The conclusion of The Ladder of Divine Ascent contains a synthesis of this work in words that the author attributes to God himself: “May this ladder teach you the spiritual disposition for virtue! I am at the top of this ladder, as my great pupil, St. Paul, says: ‘So faith, hope, love remain, these three; but the greatest of these is love (1 Corinthians 13:13)’” (30, 18; 1160).


Lessons for Us Today

Some last questions are raised at this point: Does this work, written by a hermit and a monk who lived 1,400 years ago, still have something to say to us today? Can the life’s journey of a man who lived his whole life on Mount Sinai in the distant past have any relevance for us today?

At first glance, it might seem that the answer is No, because John Climacus is too remote from us today. But if we look closer, we see that the monastic life is merely a good symbol for the baptismal life, for the life of a Christian. In a sense, it reveals in large letters what we write day after day in fine print.

It is a prophetic symbol that reveals what it means to live as a baptized person in communion with Christ, with his death and his resurrection. It is particularly important for me that the top of the “ladder” — the last steps — are at the same time those initial, fundamental and simple virtues of faith, hope and love. These virtues are not merely accessible to the heroes of moral tales; they are a gift from God for all baptized people. Our life grows in and with these virtues.

The beginning is also the end. The departure point is also the arrival point. The entire path leads to faith, hope and charity, which are a more radical and ever-growing reality.

The entire ascent is present in these virtues. Faith is of fundamental importance because this virtue implies that I give up my arrogance — my own thoughts — as well as any claim to judge for myself without recourse to others. This path to humility, towards spiritual infancy, is necessary. It requires us to overcome any arrogance, whereby we say, “I know better — in my own time, during this 21st century — than all those could have ever known at that time.”

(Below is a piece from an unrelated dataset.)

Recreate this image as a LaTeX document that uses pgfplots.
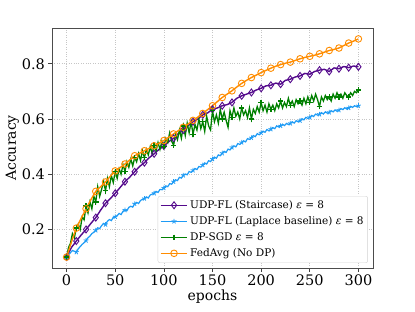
\documentclass[border=0pt]{standalone}
\usepackage{pgfplots}
\pgfplotsset{compat=1.18}
\usepackage{fontspec}
\setmainfont{DejaVu Serif}
\definecolor{cpurple}{RGB}{84,10,140}
\definecolor{cblue}{RGB}{30,155,245}
\definecolor{cgreen}{RGB}{0,128,0}
\definecolor{corange}{RGB}{255,140,0}
\begin{document}
\begin{tikzpicture}
\begin{axis}[
  scale only axis,
  width=321pt, height=240pt,
  xmin=-15, xmax=315, ymin=0.0605, ymax=0.9295,
  xtick={0,50,100,150,200,250,300},
  ytick={0.2,0.4,0.6,0.8},
  /pgf/number format/assume math mode=true,
  yticklabel style={/pgf/number format/fixed,/pgf/number format/precision=1,/pgf/number format/fixed zerofill},
  ticklabel style={font=\fontsize{14.5}{15}\selectfont},
  tick align=outside, tick pos=left,
  major tick length=3.5pt,
  every tick/.style={black!75, line width=0.6pt},
  axis line style={black!70, line width=0.8pt},
  grid=major,
  major grid style={dotted, gray!45, line width=0.6pt},
  xlabel={epochs}, ylabel={Accuracy},
  label style={font=\fontsize{14}{15}\selectfont},
  xlabel style={yshift=3pt},
  ylabel style={yshift=-4pt},
  legend cell align=left,
  legend style={at={(0.984,0.021)}, anchor=south east, font=\fontsize{10.5}{12}\selectfont,
    draw=gray!35, rounded corners=2pt, fill=white, row sep=2.6pt,
    inner xsep=2pt, inner ysep=2.5pt},
  legend image code/.code={\draw[line width=1.5pt, sharp corners] (0cm,0.2pt) -- (0.94cm,0.2pt); \draw[sharp corners] plot[only marks] coordinates {(0.47cm,0.2pt)};},
]
% UDP-FL Staircase
\addplot[cpurple, line width=1.4pt, mark=diamond, mark size=3.5pt, mark repeat=2, mark options={solid, fill=none, line width=0.9pt}] coordinates {
(0,.100) (5,.135) (10,.158) (15,.180) (20,.200) (25,.222) (30,.243) (35,.270) (40,.295) (45,.312)
(50,.331) (55,.352) (60,.373) (65,.390) (70,.409) (75,.428) (80,.442) (85,.460) (90,.474) (95,.490)
(100,.502) (105,.518) (110,.530) (115,.548) (120,.560) (125,.576) (130,.590) (135,.600) (140,.615) (145,.622)
(150,.635) (155,.640) (160,.648) (165,.652) (170,.660) (175,.675) (180,.684) (185,.690) (190,.696) (195,.705)
(200,.711) (205,.720) (210,.722) (215,.730) (220,.726) (225,.740) (230,.744) (235,.752) (240,.756) (245,.765)
(250,.762) (255,.772) (260,.777) (265,.780) (270,.772) (275,.785) (280,.782) (285,.790) (290,.786) (295,.792)
(300,.789)};
\addlegendentry{UDP-FL (Staircase) \textit{ε} = 8}
% UDP-FL Laplace
\addplot[cblue, line width=1.2pt, mark=star, mark size=2.5pt, mark repeat=5, mark options={solid, line width=0.8pt}] coordinates {
(0,0.100) (2,0.108) (4,0.116) (6,0.124) (8,0.121) (10,0.118) (12,0.130) (14,0.138) (16,0.146) (18,0.152)
(20,0.160) (22,0.170) (24,0.176) (26,0.185) (28,0.190) (30,0.197) (32,0.206) (34,0.203) (36,0.214) (38,0.222)
(40,0.218) (42,0.230) (44,0.236) (46,0.232) (48,0.244) (50,0.246) (52,0.250) (54,0.258) (56,0.254) (58,0.266)
(60,0.270) (62,0.268) (64,0.280) (66,0.284) (68,0.281) (70,0.293) (72,0.298) (74,0.294) (76,0.305) (78,0.309)
(80,0.312) (82,0.318) (84,0.314) (86,0.325) (88,0.328) (90,0.331) (92,0.338) (94,0.334) (96,0.345) (98,0.344)
(100,0.350) (102,0.358) (104,0.355) (106,0.366) (108,0.364) (110,0.373) (112,0.380) (114,0.377) (116,0.389) (118,0.386)
(120,0.396) (122,0.401) (124,0.398) (126,0.410) (128,0.407) (130,0.414) (132,0.421) (134,0.417) (136,0.428) (138,0.426)
(140,0.433) (142,0.441) (144,0.437) (146,0.449) (148,0.446) (150,0.455) (152,0.462) (154,0.458) (156,0.470) (158,0.467)
(160,0.476) (162,0.483) (164,0.479) (166,0.491) (168,0.488) (170,0.497) (172,0.503) (174,0.499) (176,0.511) (178,0.508)
(180,0.515) (182,0.521) (184,0.517) (186,0.529) (188,0.526) (190,0.532) (192,0.540) (194,0.536) (196,0.547) (198,0.543)
(200,0.550) (202,0.556) (204,0.552) (206,0.562) (208,0.557) (210,0.563) (212,0.569) (214,0.565) (216,0.575) (218,0.571)
(220,0.575) (222,0.581) (224,0.576) (226,0.584) (228,0.580) (230,0.584) (232,0.590) (234,0.585) (236,0.594) (238,0.590)
(240,0.594) (242,0.601) (244,0.597) (246,0.606) (248,0.602) (250,0.606) (252,0.613) (254,0.609) (256,0.618) (258,0.614)
(260,0.617) (262,0.623) (264,0.618) (266,0.626) (268,0.621) (270,0.624) (272,0.630) (274,0.626) (276,0.633) (278,0.628)
(280,0.632) (282,0.638) (284,0.634) (286,0.641) (288,0.636) (290,0.640) (292,0.646) (294,0.642) (296,0.648) (298,0.645)
(300,0.648)};
\addlegendentry{UDP-FL (Laplace baseline) \textit{ε} = 8}
% DP-SGD
\addplot[cgreen, line width=1.3pt, mark=+, mark size=2.8pt, mark repeat=5, mark options={solid, line width=1.3pt}] coordinates {
(0,0.100) (2,0.135) (4,0.150) (6,0.185) (8,0.170) (10,0.205) (12,0.220) (14,0.200) (16,0.245) (18,0.235)
(20,0.285) (22,0.260) (24,0.300) (26,0.275) (28,0.320) (30,0.300) (32,0.355) (34,0.320) (36,0.345) (38,0.375)
(40,0.340) (42,0.385) (44,0.355) (46,0.395) (48,0.370) (50,0.410) (52,0.385) (54,0.420) (56,0.400) (58,0.435)
(60,0.410) (62,0.445) (64,0.425) (66,0.455) (68,0.430) (70,0.460) (72,0.445) (74,0.475) (76,0.450) (78,0.485)
(80,0.460) (82,0.490) (84,0.470) (86,0.500) (88,0.475) (90,0.505) (92,0.485) (94,0.515) (96,0.490) (98,0.520)
(100,0.500) (102,0.530) (104,0.515) (106,0.550) (108,0.520) (110,0.505) (112,0.545) (114,0.525) (116,0.560) (118,0.530)
(120,0.575) (122,0.540) (124,0.585) (126,0.550) (128,0.590) (130,0.545) (132,0.580) (134,0.560) (136,0.600) (138,0.565)
(140,0.590) (142,0.555) (144,0.610) (146,0.575) (148,0.560) (150,0.630) (152,0.590) (154,0.615) (156,0.585) (158,0.635)
(160,0.600) (162,0.625) (164,0.595) (166,0.570) (168,0.630) (170,0.605) (172,0.640) (174,0.610) (176,0.625) (178,0.600)
(180,0.640) (182,0.615) (184,0.630) (186,0.605) (188,0.640) (190,0.600) (192,0.635) (194,0.620) (196,0.645) (198,0.625)
(200,0.660) (202,0.630) (204,0.650) (206,0.625) (208,0.655) (210,0.635) (212,0.650) (214,0.630) (216,0.655) (218,0.640)
(220,0.665) (222,0.640) (224,0.660) (226,0.645) (228,0.675) (230,0.650) (232,0.665) (234,0.645) (236,0.670) (238,0.655)
(240,0.665) (242,0.650) (244,0.675) (246,0.655) (248,0.680) (250,0.660) (252,0.685) (254,0.665) (256,0.690) (258,0.670)
(260,0.645) (262,0.680) (264,0.665) (266,0.685) (268,0.670) (270,0.680) (272,0.665) (274,0.690) (276,0.675) (278,0.695)
(280,0.680) (282,0.690) (284,0.675) (286,0.695) (288,0.685) (290,0.680) (292,0.695) (294,0.685) (296,0.700) (298,0.695)
(300,0.705)};
\addlegendentry{DP-SGD \textit{ε} = 8}
% FedAvg
\addplot[corange, line width=1.4pt, mark=o, mark size=3.3pt, mark repeat=2, mark options={solid, fill=none, line width=0.9pt}] coordinates {
(0,.100) (5,.155) (10,.205) (15,.240) (20,.275) (25,.308) (30,.338) (35,.355) (40,.372) (45,.393)
(50,.412) (55,.424) (60,.437) (65,.452) (70,.467) (75,.476) (80,.485) (85,.494) (90,.503) (95,.512)
(100,.522) (105,.534) (110,.546) (115,.558) (120,.570) (125,.582) (130,.595) (135,.607) (140,.620) (145,.634)
(150,.648) (155,.663) (160,.678) (165,.690) (170,.702) (175,.716) (180,.729) (185,.740) (190,.750) (195,.759)
(200,.768) (205,.776) (210,.784) (215,.791) (220,.797) (225,.802) (230,.806) (235,.812) (240,.818) (245,.823)
(250,.827) (255,.831) (260,.836) (265,.842) (270,.848) (275,.852) (280,.857) (285,.866) (290,.875) (295,.882)
(300,.890)};
\addlegendentry{FedAvg (No DP)}
\end{axis}
\path (current axis.south west) +(-52pt,-43pt) (current axis.north east) +(42pt,28pt);
\end{tikzpicture}
\end{document}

Instead, we have to entrust ourselves only to sacred Scripture, in the word of the Lord, and, in humility, look toward the horizon of faith so as to enter the immensity of this universe, of God’s world. In this way, our spirit — the sensitivity of our hearts to God — will grow.

John Climacus rightly tells us that only hope can make us capable of living in charity — the hope with which we transcend everyday things, not expecting success during our days here on earth, but awaiting, in the end, the revelation of God himself.

It is only by expanding our spirit, by transcending ourselves, that our lives become great and that we are able to sustain the difficulties and the disappointments of daily life — and that we can be good to others without expecting a reward in return.

Only if there is God, that great hope to which I am drawn, can I take the little steps in my daily life that enable me to learn to love.

The mystery of prayer, of personal knowledge of Jesus — simple prayer that aims only to touch the heart of the divine Teacher — is hidden in charity. In this way, our own heart opens up and learns goodness directly from him — from his love.

Let us make use, then, of this “ladder” of faith, hope and charity. In this way, we can attain true life.